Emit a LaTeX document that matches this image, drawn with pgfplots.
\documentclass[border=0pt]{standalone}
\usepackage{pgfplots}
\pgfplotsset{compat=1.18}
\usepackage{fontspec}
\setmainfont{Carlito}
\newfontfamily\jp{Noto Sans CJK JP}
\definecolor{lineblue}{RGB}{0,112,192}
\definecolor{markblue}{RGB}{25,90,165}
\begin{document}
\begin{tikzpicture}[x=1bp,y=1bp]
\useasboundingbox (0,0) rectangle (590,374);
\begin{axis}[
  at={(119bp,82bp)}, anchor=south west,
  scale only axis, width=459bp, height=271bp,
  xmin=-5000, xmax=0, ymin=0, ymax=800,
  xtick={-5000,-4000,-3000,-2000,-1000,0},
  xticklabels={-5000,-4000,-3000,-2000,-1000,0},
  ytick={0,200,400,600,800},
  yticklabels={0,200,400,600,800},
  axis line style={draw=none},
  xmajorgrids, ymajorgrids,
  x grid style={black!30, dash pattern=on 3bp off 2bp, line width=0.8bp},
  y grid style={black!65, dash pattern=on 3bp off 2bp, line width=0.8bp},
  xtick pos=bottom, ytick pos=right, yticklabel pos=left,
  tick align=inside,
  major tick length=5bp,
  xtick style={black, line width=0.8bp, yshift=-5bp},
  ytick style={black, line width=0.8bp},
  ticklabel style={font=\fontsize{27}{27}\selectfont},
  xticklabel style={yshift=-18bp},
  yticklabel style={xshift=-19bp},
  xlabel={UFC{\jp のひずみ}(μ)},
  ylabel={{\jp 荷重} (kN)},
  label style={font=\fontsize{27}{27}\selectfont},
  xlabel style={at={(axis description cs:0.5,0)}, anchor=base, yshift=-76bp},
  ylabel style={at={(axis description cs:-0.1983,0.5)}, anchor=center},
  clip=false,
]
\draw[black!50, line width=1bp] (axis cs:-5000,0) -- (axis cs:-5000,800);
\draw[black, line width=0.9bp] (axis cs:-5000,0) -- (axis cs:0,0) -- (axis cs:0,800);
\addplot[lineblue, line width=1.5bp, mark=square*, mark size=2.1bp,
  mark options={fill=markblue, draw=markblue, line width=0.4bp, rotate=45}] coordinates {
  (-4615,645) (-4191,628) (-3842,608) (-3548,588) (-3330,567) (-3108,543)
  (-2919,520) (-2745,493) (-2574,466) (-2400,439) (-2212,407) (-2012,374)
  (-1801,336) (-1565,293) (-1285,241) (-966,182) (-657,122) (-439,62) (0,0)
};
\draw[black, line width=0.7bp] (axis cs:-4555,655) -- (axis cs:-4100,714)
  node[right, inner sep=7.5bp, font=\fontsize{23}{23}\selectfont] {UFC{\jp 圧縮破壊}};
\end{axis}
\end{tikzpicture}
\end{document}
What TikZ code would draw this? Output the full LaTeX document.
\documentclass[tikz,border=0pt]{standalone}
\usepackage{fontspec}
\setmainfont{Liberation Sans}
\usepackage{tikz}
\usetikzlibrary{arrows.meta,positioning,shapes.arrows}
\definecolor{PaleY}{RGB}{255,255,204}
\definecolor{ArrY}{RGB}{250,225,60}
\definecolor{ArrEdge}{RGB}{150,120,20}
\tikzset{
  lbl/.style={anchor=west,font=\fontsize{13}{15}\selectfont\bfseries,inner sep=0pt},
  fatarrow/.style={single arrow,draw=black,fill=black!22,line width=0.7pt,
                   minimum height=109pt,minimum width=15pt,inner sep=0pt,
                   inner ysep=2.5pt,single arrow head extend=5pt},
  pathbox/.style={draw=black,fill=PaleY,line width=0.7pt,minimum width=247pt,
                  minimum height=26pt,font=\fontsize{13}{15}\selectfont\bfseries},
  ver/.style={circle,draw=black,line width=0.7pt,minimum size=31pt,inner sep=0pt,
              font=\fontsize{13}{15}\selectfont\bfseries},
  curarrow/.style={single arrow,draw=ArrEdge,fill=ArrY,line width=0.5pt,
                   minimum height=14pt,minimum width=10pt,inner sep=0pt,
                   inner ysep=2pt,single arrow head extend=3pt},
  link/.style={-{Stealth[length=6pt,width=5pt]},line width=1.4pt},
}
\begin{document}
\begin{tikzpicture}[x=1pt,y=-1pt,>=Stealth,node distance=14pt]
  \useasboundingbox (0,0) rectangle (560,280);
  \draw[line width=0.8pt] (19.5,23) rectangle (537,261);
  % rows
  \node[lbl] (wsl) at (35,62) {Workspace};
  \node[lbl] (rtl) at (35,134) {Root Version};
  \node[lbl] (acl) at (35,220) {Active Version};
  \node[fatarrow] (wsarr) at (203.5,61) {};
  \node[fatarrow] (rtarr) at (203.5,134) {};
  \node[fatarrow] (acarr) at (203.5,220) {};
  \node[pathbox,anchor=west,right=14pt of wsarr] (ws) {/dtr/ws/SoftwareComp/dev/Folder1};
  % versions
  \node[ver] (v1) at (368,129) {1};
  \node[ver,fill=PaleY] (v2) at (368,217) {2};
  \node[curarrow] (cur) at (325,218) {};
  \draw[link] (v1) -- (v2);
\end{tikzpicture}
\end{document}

* **Set exercise**:
Every entry must be output again, exactly as written above.

* **Correct result**:
Emit a LaTeX document that matches this image, drawn with pgfplots.
\documentclass[border=0pt]{standalone}
\usepackage{pgfplots}
\pgfplotsset{compat=1.18}
\usepackage{fontspec}
\setmainfont{Carlito}
\newfontfamily\jp{Noto Sans CJK JP}
\definecolor{lineblue}{RGB}{0,112,192}
\definecolor{markblue}{RGB}{25,90,165}
\begin{document}
\begin{tikzpicture}[x=1bp,y=1bp]
\useasboundingbox (0,0) rectangle (590,374);
\begin{axis}[
  at={(119bp,82bp)}, anchor=south west,
  scale only axis, width=459bp, height=271bp,
  xmin=-5000, xmax=0, ymin=0, ymax=800,
  xtick={-5000,-4000,-3000,-2000,-1000,0},
  xticklabels={-5000,-4000,-3000,-2000,-1000,0},
  ytick={0,200,400,600,800},
  yticklabels={0,200,400,600,800},
  axis line style={draw=none},
  xmajorgrids, ymajorgrids,
  x grid style={black!30, dash pattern=on 3bp off 2bp, line width=0.8bp},
  y grid style={black!65, dash pattern=on 3bp off 2bp, line width=0.8bp},
  xtick pos=bottom, ytick pos=right, yticklabel pos=left,
  tick align=inside,
  major tick length=5bp,
  xtick style={black, line width=0.8bp, yshift=-5bp},
  ytick style={black, line width=0.8bp},
  ticklabel style={font=\fontsize{27}{27}\selectfont},
  xticklabel style={yshift=-18bp},
  yticklabel style={xshift=-19bp},
  xlabel={UFC{\jp のひずみ}(μ)},
  ylabel={{\jp 荷重} (kN)},
  label style={font=\fontsize{27}{27}\selectfont},
  xlabel style={at={(axis description cs:0.5,0)}, anchor=base, yshift=-76bp},
  ylabel style={at={(axis description cs:-0.1983,0.5)}, anchor=center},
  clip=false,
]
\draw[black!50, line width=1bp] (axis cs:-5000,0) -- (axis cs:-5000,800);
\draw[black, line width=0.9bp] (axis cs:-5000,0) -- (axis cs:0,0) -- (axis cs:0,800);
\addplot[lineblue, line width=1.5bp, mark=square*, mark size=2.1bp,
  mark options={fill=markblue, draw=markblue, line width=0.4bp, rotate=45}] coordinates {
  (-4615,645) (-4191,628) (-3842,608) (-3548,588) (-3330,567) (-3108,543)
  (-2919,520) (-2745,493) (-2574,466) (-2400,439) (-2212,407) (-2012,374)
  (-1801,336) (-1565,293) (-1285,241) (-966,182) (-657,122) (-439,62) (0,0)
};
\draw[black, line width=0.7bp] (axis cs:-4555,655) -- (axis cs:-4100,714)
  node[right, inner sep=7.5bp, font=\fontsize{23}{23}\selectfont] {UFC{\jp 圧縮破壊}};
\end{axis}
\end{tikzpicture}
\end{document}
What TikZ code would draw this? Output the full LaTeX document.
\documentclass[tikz,border=0pt]{standalone}
\usepackage{fontspec}
\setmainfont{Liberation Sans}
\usepackage{tikz}
\usetikzlibrary{arrows.meta,positioning,shapes.arrows}
\definecolor{PaleY}{RGB}{255,255,204}
\definecolor{ArrY}{RGB}{250,225,60}
\definecolor{ArrEdge}{RGB}{150,120,20}
\tikzset{
  lbl/.style={anchor=west,font=\fontsize{13}{15}\selectfont\bfseries,inner sep=0pt},
  fatarrow/.style={single arrow,draw=black,fill=black!22,line width=0.7pt,
                   minimum height=109pt,minimum width=15pt,inner sep=0pt,
                   inner ysep=2.5pt,single arrow head extend=5pt},
  pathbox/.style={draw=black,fill=PaleY,line width=0.7pt,minimum width=247pt,
                  minimum height=26pt,font=\fontsize{13}{15}\selectfont\bfseries},
  ver/.style={circle,draw=black,line width=0.7pt,minimum size=31pt,inner sep=0pt,
              font=\fontsize{13}{15}\selectfont\bfseries},
  curarrow/.style={single arrow,draw=ArrEdge,fill=ArrY,line width=0.5pt,
                   minimum height=14pt,minimum width=10pt,inner sep=0pt,
                   inner ysep=2pt,single arrow head extend=3pt},
  link/.style={-{Stealth[length=6pt,width=5pt]},line width=1.4pt},
}
\begin{document}
\begin{tikzpicture}[x=1pt,y=-1pt,>=Stealth,node distance=14pt]
  \useasboundingbox (0,0) rectangle (560,280);
  \draw[line width=0.8pt] (19.5,23) rectangle (537,261);
  % rows
  \node[lbl] (wsl) at (35,62) {Workspace};
  \node[lbl] (rtl) at (35,134) {Root Version};
  \node[lbl] (acl) at (35,220) {Active Version};
  \node[fatarrow] (wsarr) at (203.5,61) {};
  \node[fatarrow] (rtarr) at (203.5,134) {};
  \node[fatarrow] (acarr) at (203.5,220) {};
  \node[pathbox,anchor=west,right=14pt of wsarr] (ws) {/dtr/ws/SoftwareComp/dev/Folder1};
  % versions
  \node[ver] (v1) at (368,129) {1};
  \node[ver,fill=PaleY] (v2) at (368,217) {2};
  \node[curarrow] (cur) at (325,218) {};
  \draw[link] (v1) -- (v2);
\end{tikzpicture}
\end{document}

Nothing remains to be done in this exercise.